NATIONAL BUREAU OF ECONOMIC RESEARCH
NATIONAL BUREAU OF ECONOMIC RESEARCH

Anti-Depressants Reduce Suicide

"An increase in SSRI sales of one pill per person per year -- about a 12 percent increase over year 2000 sales levels -- is associated with a decrease in deaths from suicide of about 5 percent. Furthermore, now that SSRIs are off patent, spending an additional $20,000 on them in the United States could avert one death from suicide; that is a cost per life saved far below the cost of most other public health or regulatory government intervention."

Selective serotonin reuptake inhibitors (SSRIs) - a class of antidepressants -- are among the most widely prescribed medications in the world, but they are now at the center of an intense debate about whether antidepressant treatment may increase rather than decrease the risk of completed suicide. In Anti-Depressants and Suicide (NBER Working Paper No. 12906), co-authors Jens Ludwig, Dave Marcotte, and Karen Norberg find that SSRIs appear to save lives. In general, an increase in SSRI sales of one pill per person per year -- about a 12 percent increase over year 2000 sales levels -- is associated with a decrease in deaths from suicide of about 5 percent. Furthermore, now that SSRIs are off patent, spending an additional $20,000 on them in the United States could avert one death from suicide; that is a cost per life saved far below the cost of most other public health or regulatory government intervention.

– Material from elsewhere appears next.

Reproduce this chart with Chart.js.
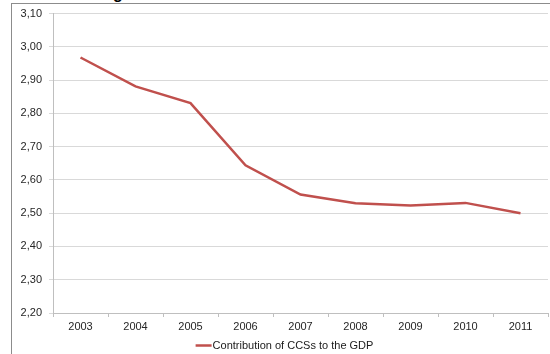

Using a panel dataset from 26 countries over 25 years, the authors sort through the possibility that earlier studies may have overstated the benefits of SSRIs by attributing to them the effects of such things as improvements in mental health systems, or they may have understated the benefits by not taking into account any increases in the prevalence of mental health problems. The authors use the sales of four other drugs (as what economists term "instrumental variables") to control for the effects of systemic changes in the health system that are unrelated to the causal effects of the SSRIs themselves. It turns out that countries with higher rates of growth in new drugs, generally, have higher rates of growth in SSRI sales. Furthermore, despite clinical evidence that antidepressant use may increase the risk of non-lethal suicidal behavior in pediatric patients, the authors find that the protective effect of SSRI sales on suicide mortality is largest, in both proportional and absolute terms, for people aged 15-24.

These estimates of SSRI effects improve on those from randomized clinical trials (RCTs). Although RCTs are the "gold standard" for the study of treatment effectiveness in the medical literature, they have at least two important limitations in studying a rare but serious adverse event such as completed suicide: first, because even combined analyses of multiple RCTs have involved sample sizes that are too small to detect differences in rare outcomes like suicide; and second because RCTs may not adequately represent the average patient. People at high risk for suicide are often excluded from trials for ethical reasons, and the quality and intensity of care available to people in clinical studies may be unrepresentative of usual levels of community care.